State only the count of lines in the listing below that hold "matplotlib".

_ _ _ _ _

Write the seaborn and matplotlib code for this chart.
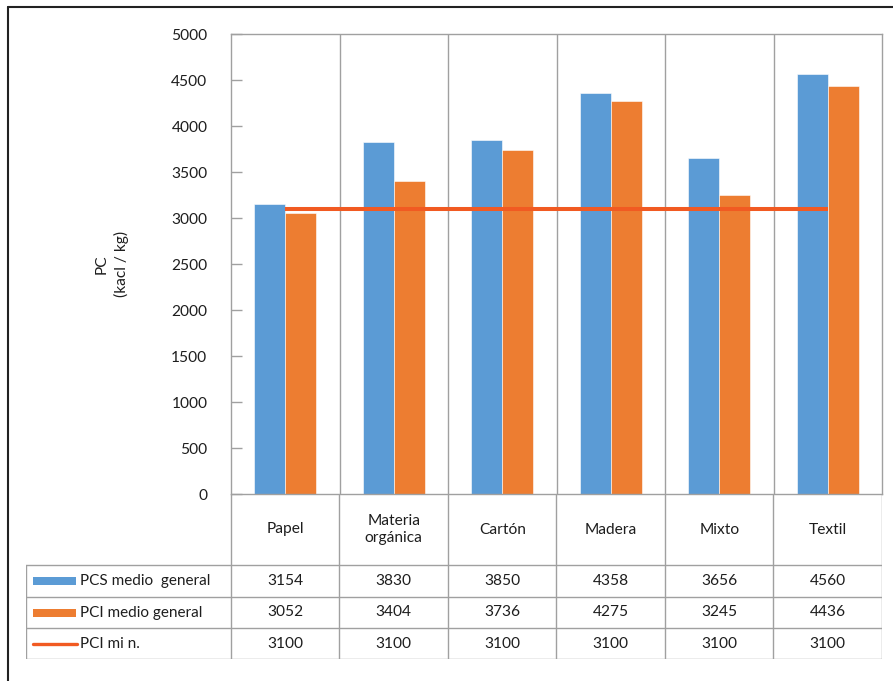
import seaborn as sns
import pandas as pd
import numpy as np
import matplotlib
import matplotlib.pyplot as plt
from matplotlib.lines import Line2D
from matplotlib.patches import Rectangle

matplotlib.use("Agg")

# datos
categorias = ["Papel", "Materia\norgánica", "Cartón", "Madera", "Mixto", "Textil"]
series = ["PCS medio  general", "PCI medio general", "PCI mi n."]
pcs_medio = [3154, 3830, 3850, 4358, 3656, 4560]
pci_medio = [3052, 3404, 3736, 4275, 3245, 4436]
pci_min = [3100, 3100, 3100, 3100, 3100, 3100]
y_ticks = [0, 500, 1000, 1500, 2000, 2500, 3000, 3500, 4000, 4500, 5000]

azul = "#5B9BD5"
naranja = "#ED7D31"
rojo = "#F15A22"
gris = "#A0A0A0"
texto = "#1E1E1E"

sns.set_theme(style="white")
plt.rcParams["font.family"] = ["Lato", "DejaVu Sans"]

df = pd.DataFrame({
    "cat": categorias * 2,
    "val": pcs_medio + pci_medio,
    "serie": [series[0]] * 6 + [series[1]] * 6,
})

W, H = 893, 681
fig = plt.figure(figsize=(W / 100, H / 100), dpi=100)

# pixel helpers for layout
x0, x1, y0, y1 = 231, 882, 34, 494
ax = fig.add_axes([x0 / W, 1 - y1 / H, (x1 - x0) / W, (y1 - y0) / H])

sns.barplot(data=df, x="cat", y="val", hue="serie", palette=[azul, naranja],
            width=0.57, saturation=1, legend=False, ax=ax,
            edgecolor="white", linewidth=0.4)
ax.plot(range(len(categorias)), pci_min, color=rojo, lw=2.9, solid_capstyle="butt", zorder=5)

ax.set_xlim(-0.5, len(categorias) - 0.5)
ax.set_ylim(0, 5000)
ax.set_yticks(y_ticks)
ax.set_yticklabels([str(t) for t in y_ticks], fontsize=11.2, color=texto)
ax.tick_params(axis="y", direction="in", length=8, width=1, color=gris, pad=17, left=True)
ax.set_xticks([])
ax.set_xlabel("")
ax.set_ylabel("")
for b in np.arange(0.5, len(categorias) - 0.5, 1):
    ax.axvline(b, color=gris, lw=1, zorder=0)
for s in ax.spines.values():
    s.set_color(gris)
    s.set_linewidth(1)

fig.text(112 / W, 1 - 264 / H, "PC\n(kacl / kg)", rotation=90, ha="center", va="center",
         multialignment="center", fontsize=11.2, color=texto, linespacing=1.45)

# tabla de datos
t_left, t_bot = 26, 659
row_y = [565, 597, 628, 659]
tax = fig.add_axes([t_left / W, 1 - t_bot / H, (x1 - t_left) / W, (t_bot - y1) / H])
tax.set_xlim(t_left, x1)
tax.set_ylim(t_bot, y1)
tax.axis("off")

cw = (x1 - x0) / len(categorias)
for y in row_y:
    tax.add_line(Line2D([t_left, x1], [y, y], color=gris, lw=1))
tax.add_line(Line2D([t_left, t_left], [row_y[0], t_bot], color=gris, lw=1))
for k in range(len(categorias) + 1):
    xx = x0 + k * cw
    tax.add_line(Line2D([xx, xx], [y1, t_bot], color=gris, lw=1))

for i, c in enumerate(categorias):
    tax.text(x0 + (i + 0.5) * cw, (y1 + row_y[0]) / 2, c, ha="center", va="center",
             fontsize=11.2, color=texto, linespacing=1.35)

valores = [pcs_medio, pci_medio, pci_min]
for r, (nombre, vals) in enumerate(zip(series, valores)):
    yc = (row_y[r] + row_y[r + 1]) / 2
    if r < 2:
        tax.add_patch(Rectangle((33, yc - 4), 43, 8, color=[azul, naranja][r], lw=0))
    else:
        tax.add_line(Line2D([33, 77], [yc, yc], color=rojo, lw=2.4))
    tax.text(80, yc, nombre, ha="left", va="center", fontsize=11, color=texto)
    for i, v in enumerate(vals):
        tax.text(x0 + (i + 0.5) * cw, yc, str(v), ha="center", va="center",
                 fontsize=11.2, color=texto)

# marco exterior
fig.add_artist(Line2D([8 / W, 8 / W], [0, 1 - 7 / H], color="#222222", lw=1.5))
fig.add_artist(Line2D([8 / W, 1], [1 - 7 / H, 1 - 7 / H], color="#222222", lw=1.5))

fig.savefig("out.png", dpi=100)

_ _ _ _ _

- Solution for this exercise -
6